TRIBUNNEWS.COM, JAKARTA - Target penerimaan cukai hasil tembakau (HT) sudah diputuskan semalam (15/10) oleh Kementerian Keuangan bersama Komisi XI DPR.
Namun, sebelum pembahasan dilakukan, data dari DPR dan pemerintah tidak sinkron.
Menurut Ketua Komisi XI Fadel Muhammad, kenaikan cukai berkisar di angka 11,5 persen dengan dasar perhitungan 12 bulan. Nilai itu menurut Fadel sudah dibicarakan pada konsinyering antara Kementerian Keuangan dan Komisi XI pada 12 Oktober lalu di Hotel Borobudur.
"Benar kenaikannya sekitar 11,5 persen," jelasnya kepada wartawan semalam sesaat sebelum putusan target cukai.
Suahasil Nazara Kepala Badan Kebijakan Fiskal (BKF) mengatakan, dasar perhitungan cukai tahun ini didasari pada 14 bulan. Namun, untuk tahun depan (2016) pemerintah akan mengembalikan ke angka dasar, yakni 12 bulan dengan 12 kali penerimaan.
"Karena itu perlu ada adjustment, kalau kita pakai angka tahun ini maka tahun depan juga 14 kali, bukan itu yang kita mau. Kita ingin kembalikan tetap 12 kali," paparnya.
Suahasil menambahkan, keputusan perhitungan 14 bulan di tahun ini karena sesuai APBNP. "Tahun depan kita kembalikan ke 12 bulan penerimaan, makanya angkanya turun. Turun Rp 10,8 triliun, dari penerimaan pajak kepabeanan dan cukai," jelasnya.
Sementara itu Muhaimin Moefti, Ketua Gabungan Produsen Rokok Putih Indonesia (Gaprindo), mengatakan bahwa target tersebut tetap sangat tidak realistis.

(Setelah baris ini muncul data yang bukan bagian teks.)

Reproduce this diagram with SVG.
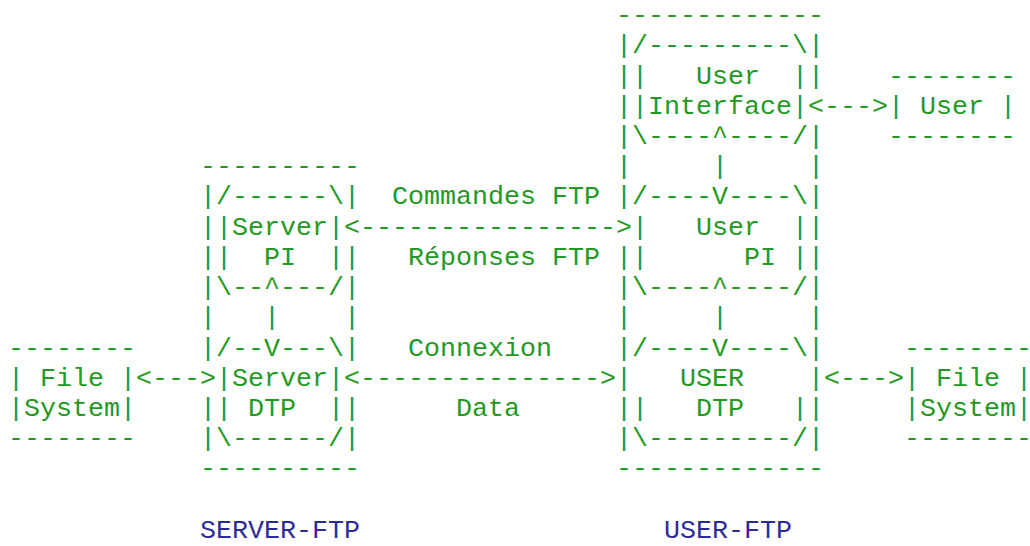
<svg xmlns="http://www.w3.org/2000/svg" width="1030" height="546" viewBox="0 0 1030 546">
<style>
text{font-family:"Liberation Mono","Courier New",monospace;font-size:26.667px;fill:#229922;white-space:pre}
.t{fill:#2a2a9c}
</style>
<rect width="1030" height="546" fill="#fff"/>
<g id="server-ftp" xml:space="preserve">
<text x="200" y="174.2">----------</text>
<text x="200" y="204.4">|/------\|</text>
<text x="200" y="234.6">||Server|</text>
<text x="200" y="264.9">||  PI  ||</text>
<text x="200" y="295.1">|\--^---/|</text>
<text x="200" y="325.3">|   |    |</text>
<text x="200" y="355.5">|/--V---\|</text>
<text x="216" y="385.7">|Server|</text>
<text x="200" y="416.0">|| DTP  ||</text>
<text x="200" y="446.2">|\------/|</text>
<text x="200" y="476.4">----------</text>
</g>
<g id="user-ftp" xml:space="preserve">
<text x="616" y="23.1">-------------</text>
<text x="616" y="53.3">|/---------\|</text>
<text x="616" y="83.5">||   User  ||</text>
<text x="616" y="113.8">||Interface|</text>
<text x="616" y="144.0">|\----^----/|</text>
<text x="616" y="174.2">|     |     |</text>
<text x="616" y="204.4">|/----V----\|</text>
<text x="632" y="234.6">|   User  ||</text>
<text x="616" y="264.9">||      PI ||</text>
<text x="616" y="295.1">|\----^----/|</text>
<text x="616" y="325.3">|     |     |</text>
<text x="616" y="355.5">|/----V----\|</text>
<text x="616" y="385.7">|   USER    |</text>
<text x="616" y="416.0">||   DTP   ||</text>
<text x="616" y="446.2">|\---------/|</text>
<text x="616" y="476.4">-------------</text>
</g>
<g id="user" xml:space="preserve">
<text x="888" y="83.5">--------</text>
<text x="888" y="113.8">| User |</text>
<text x="888" y="144.0">--------</text>
</g>
<g id="file-system-server" xml:space="preserve">
<text x="8" y="355.5">--------</text>
<text x="8" y="385.7">| File |</text>
<text x="8" y="416.0">|System|</text>
<text x="8" y="446.2">--------</text>
</g>
<g id="file-system-user" xml:space="preserve">
<text x="904" y="355.5">--------</text>
<text x="904" y="385.7">| File |</text>
<text x="904" y="416.0">|System|</text>
<text x="904" y="446.2">--------</text>
</g>
<g id="connectors" xml:space="preserve">
<text x="808" y="113.8">&lt;---&gt;</text>
<text x="344" y="234.6">&lt;----------------&gt;</text>
<text x="136" y="385.7">&lt;---&gt;</text>
<text x="344" y="385.7">&lt;---------------&gt;</text>
<text x="824" y="385.7">&lt;---&gt;</text>
</g>
<g id="labels" xml:space="preserve">
<text x="392" y="204.4">Commandes FTP</text>
<text x="408" y="264.9">Réponses FTP</text>
<text x="408" y="355.5">Connexion</text>
<text x="456" y="416.0">Data</text>
<text class="t" x="200" y="538">SERVER-FTP</text>
<text class="t" x="664" y="538">USER-FTP</text>
</g>
</svg>
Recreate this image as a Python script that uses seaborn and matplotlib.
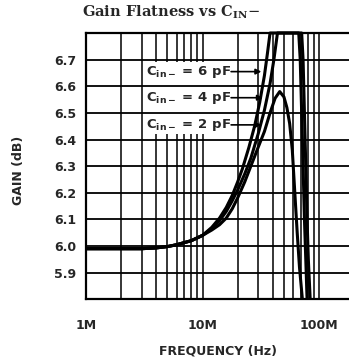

"Kami tetap menolak target cukai sebesar itu. Kami masih ingin target penerimaan cukai hasil tembakau sebesar 129 trilyun, yakni kenaikan sebesar 7 persen dari target APBN 2015 yang adalah Rp 120 triliun" jelas Moefti.
Ia juga mempertanyakan angka kenaikan 11,5 persen tidak tercermin dalam rapat Komisi XI semalam. "Kalaupun naik 11,5 persen, maka target penerimaan cukai IHT akan menjadi sekitar Rp 133 triliun," tuturnya.